General Equipment



When I first started I used what ever was on hand. This included chair backs. I then bought a lab stand which served me well for quite a while, or at least until I started trying 3 valve setups. I later invested in 2020 aluminum extrusion. 4040 is also a good option.

Lab stands are easy to use. Here is a single valve setup.

Aluminum extrusion makes for a good stand. It is easy to put together and has almost unlimited configurations.
Here is a 2 valve setup for milk.


Reservoir / Water Bottles

For a long time I used drink bottles, especially bottles from sport drinks that had nipple style top. I then moved to lab squirty bottles which I bought from the same place I got the retort stand. Later, when I upgraded the stand to 2020 extrusion I started using the T33 filter holders.


The lab squirty bottle has a tube that runs through the lid and this makes it easy to turn them in to a Mariotte syphon. A Mariotte syphon delivers a constant rate of flow regardless of the liquid level inside the bottle.

I remove the top tube and then I make a small hole at the bottom and hot glue a piece of stiff tube in the hole. This then allows PVC tube to be attached.


T33 Filter holders are very popular and used by some of the commercial systems. A benefit of these is they have threaded connections so nozzles can be easily attached.


PVC Tube

Any soft plastic tubing will suffice. I buy clear PVC aquarium tubing from the local pet fish shop. The most common sizes are 6mm and 10mm but it depends on the size of the nozzles you are using.


Splash Tray

Almost anything can be used as the splash tray/container. I have used many different things; glass bowls, the outer cover from CD containers (the 50 stack size), cups, soy sauce trays, baking trays. Black baking trays work very well. The black colour with water acts as a very good mirror and gives excellent reflections of collisions.

After I became more serious with water drop photography I had a couple of acrylic trays made.

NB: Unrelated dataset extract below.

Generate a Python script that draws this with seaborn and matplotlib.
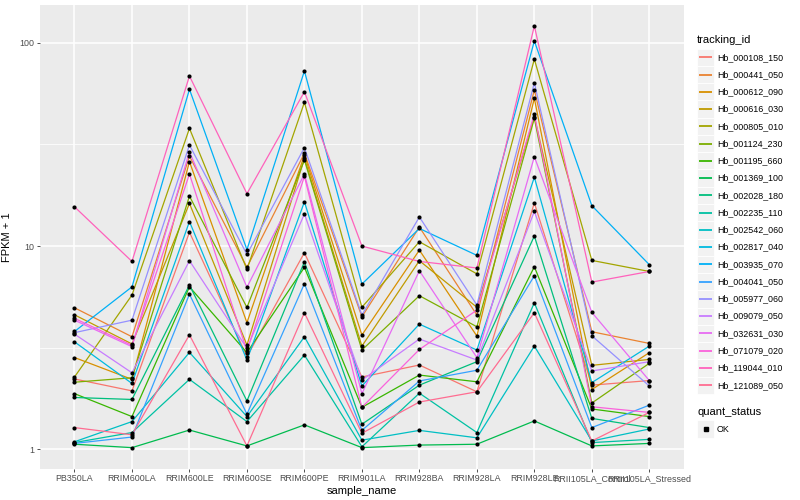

One is 80x40cm and the other is 60x30cm. I also bought black and white acrylic sheets to use as inserts.



Bottle Reservoir Additives: Thickener

Plain water is OK when you are first starting but if you want to achieve complex shapes you need to use something a little thicker. For beginners I suggest milk; full cream and chilled. From there most people start experimenting with adding thickening agents to water. The most popular additives are Guar Gum (my usual choice) and Xanthan gum. Glycerin also gets mentioned online but I have never tried it. Both Guar gum and Xanthan gum are common food additives and safe to use.

I mix a level teaspoon of Guan Gum powder to 1 litre of warm water. I blend this is an electric blender and then strain with muslin cloth to remove any bits. This gives me a slightly cloudy thick liquid which I dilute with cold water and add colour as I use it.

Bottle Reservoir Additives: Colouring

To the Guar Gum mix I add regular food colours. I buy these locally so they are from a Chinese brand.

Splash Tray Additives

You can get by with using just water but adding a little bit of detergent can have a big influence. The Worthington Jet can become much taller and thinner.

naturecleanTo the water in the splash tray I add various detergents or cleaning fluids (I have tried lots of different ones). One that works well is natureclean’s All Purpose Cleaning Lotion. This works very well and was recommended by Corrie White sometime ago.


Power Supplies

For quite a while I used multi voltage power supplies but fond these to be unreliable long term. The voltages would become unreliable and a couple went completely haywire.

I now use single voltage power supplies; either 12V or more commonly these days 24V.

Make sure you use a PSU that is able to supply a decent current. Most valves require around 0.2 to 0.275 amps each. I tend to error on the side of caution and the ones I use are rated around 5 Amps.